In the context of this and other recent research, it may be worthwhile to rethink our traditional labeling of ss/sl and ll genotypes as “high risk” and “low risk,” respectively, derived from and related to the concept of diathesis. Just like the concept of diathesis, those labels are better suited to the study of maladaptive outcomes, such as depression, substance use, aggression, and other aspects of psychopathology, and adverse environments. However, with developmental inquiry broadening the G × E focus to include positive, competent out comes and beneficial environments, and findings demonstrating that under some conditions so-called “high-risk genotypes” may be associated with superior outcomes, new labels (e.g., plasticity or malleability; Belsky & Pluess, 2009a, 2009b) may be more appropriate.
Finally, shared genes may influence both maternal responsiveness and children’s competence. Future designs should aim at collecting molecular genetic data from parents and children.
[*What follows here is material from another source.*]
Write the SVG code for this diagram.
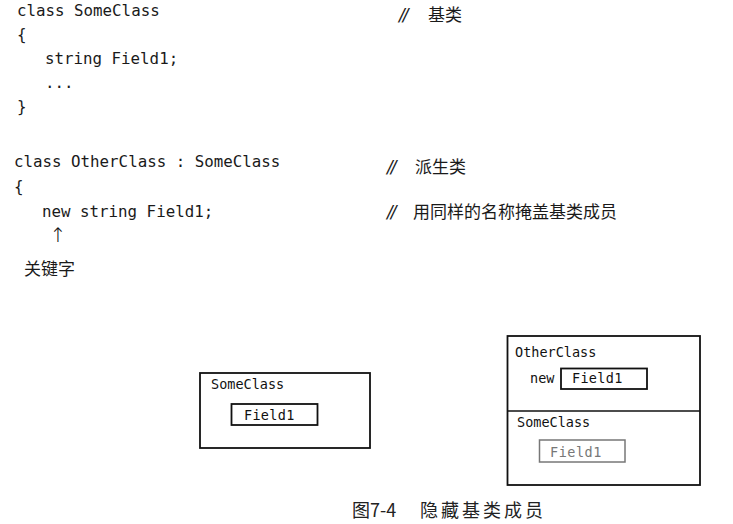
<svg xmlns="http://www.w3.org/2000/svg" width="733" height="524" viewBox="0 0 733 524">
<style>
.code{font-family:"DejaVu Sans Mono","Liberation Mono",monospace;font-size:15.8px;fill:#1a1a1a}
.cn{font-family:"Noto Sans CJK SC","Noto Sans",sans-serif;font-size:17px;fill:#1a1a1a}
.cm{font-family:"DejaVu Sans","Liberation Sans",sans-serif;font-size:17px;font-style:italic;fill:#1a1a1a;letter-spacing:-2px}
.box{fill:none;stroke:#111;stroke-width:1.8}
.inner{fill:none;stroke:#111;stroke-width:1.8}
.ginner{fill:none;stroke:#777;stroke-width:1.5}
.lbl{font-family:"DejaVu Sans Mono","Liberation Mono",monospace;font-size:13.5px;fill:#111}
.glbl{font-family:"DejaVu Sans Mono","Liberation Mono",monospace;font-size:13.5px;fill:#777}
.cap{font-family:"Noto Sans CJK SC","Noto Sans",sans-serif;font-size:18px;fill:#222}
</style>
<rect width="733" height="524" fill="#fff"/>
<g id="code">
<text class="code" x="17" y="16">class SomeClass</text>
<text class="code" x="17" y="40">{</text>
<text class="code" x="45" y="64">string Field1;</text>
<text class="code" x="45" y="88">...</text>
<text class="code" x="17" y="112">}</text>
<text class="code" x="14" y="167">class OtherClass : SomeClass</text>
<text class="code" x="14" y="192">{</text>
<text class="code" x="42" y="217">new string Field1;</text>
<text x="58" y="242" text-anchor="middle" font-family="DejaVu Sans,sans-serif" font-size="20" font-weight="200" fill="#111">↑</text>
<text class="cn" x="24" y="275" font-size="16px">关键字</text>
<text class="cm" x="399" y="21">//</text>
<text class="cn" x="428" y="21">基类</text>
<text class="cm" x="387" y="173">//</text>
<text class="cn" x="415" y="173">派生类</text>
<text class="cm" x="387" y="218">//</text>
<text class="cn" x="413" y="218">用同样的名称掩盖基类成员</text>
</g>
<g id="someclass-box">
<rect class="box" x="200" y="373" width="170" height="75"/>
<text class="lbl" x="211" y="389">SomeClass</text>
<rect class="inner" x="231.5" y="404" width="86" height="21"/>
<text class="lbl" x="244" y="420" letter-spacing="0.3">Field1</text>
</g>
<g id="otherclass-box">
<rect class="box" x="507.5" y="336" width="192.5" height="149"/>
<line x1="507.5" y1="411" x2="700" y2="411" stroke="#111" stroke-width="1.5"/>
<text class="lbl" x="515" y="357">OtherClass</text>
<text class="lbl" x="530" y="383">new</text>
<rect class="inner" x="561" y="368.5" width="86" height="20.5"/>
<text class="lbl" x="572" y="383" letter-spacing="0.3">Field1</text>
<text class="lbl" x="517" y="427">SomeClass</text>
<rect class="ginner" x="539.5" y="440" width="85.5" height="22"/>
<text class="glbl" x="550" y="456.5" letter-spacing="0.5">Field1</text>
</g>
<g id="connectors"></g>
<g id="caption">
<text class="cap" x="352" y="517">图7-4</text>
<text class="cap" x="420" y="517" letter-spacing="3">隐藏基类成员</text>
</g>
</svg>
Research that integrates molecular genetic information with rich behavioral measures of the environment and developmental outcomes and employs longitudinal designs is only beginning to flourish. That research embodies the goals of developmental psychopathology, because it allows for mapping divergent trajectories for children with similar biological profiles but differing experiences. In particular, bridging social relationships and molecular genetics holds promise for progress in understanding the complex nature of adaptive and mal-adaptive social and emotional development, and progress in research on risk, resilience, competence, intervention, and prevention.
Acknowledgments
This research was funded by the grants from the NIMH (RO1 MH63096 and KO2 MH01446), a Stuit Professorship (to G.K.), and Grant RO1 DA015789 (to R.A.P.). We thank Nazan Aksan, Lea Boldt, Jennifer Carlson, Amanda Hollatz, Jamie Koenig, Douglas Long, Michael McPartland, Sara Penney, Theresa Prisco, Sarah Stellern, and Jarilyn Woodard for help with data collection and coding; Dianna Edwards for help with genotyping; and the participants in the Family Study for their commitment to this research. The Mac-Arthur Health Behavior Questionnaire was made available free of charge by the John D. and Catherine T. MacArthur Foundation Research Network on Psychopathology and Development (David J. Kupfer, Network Chair).
Footnotes
Preacher et al. (2006) provide a program (http://www.people.ku.edu/preacher/interact/mlr2.htm) to obtain confidence bands. Analyses using regions of significance and confidence bands led to equivalent findings (available from the second author). Note that the typical application of Preacher et al. (2006) is for cases where the independent variable and the moderator are continuous. They also discuss an option for cases with a continuous independent variable and a dichotomous moderator (as in this article). Then, the specific values for the independent variable are identified, below and above which the slopes of the two dichotomous groups are significantly different.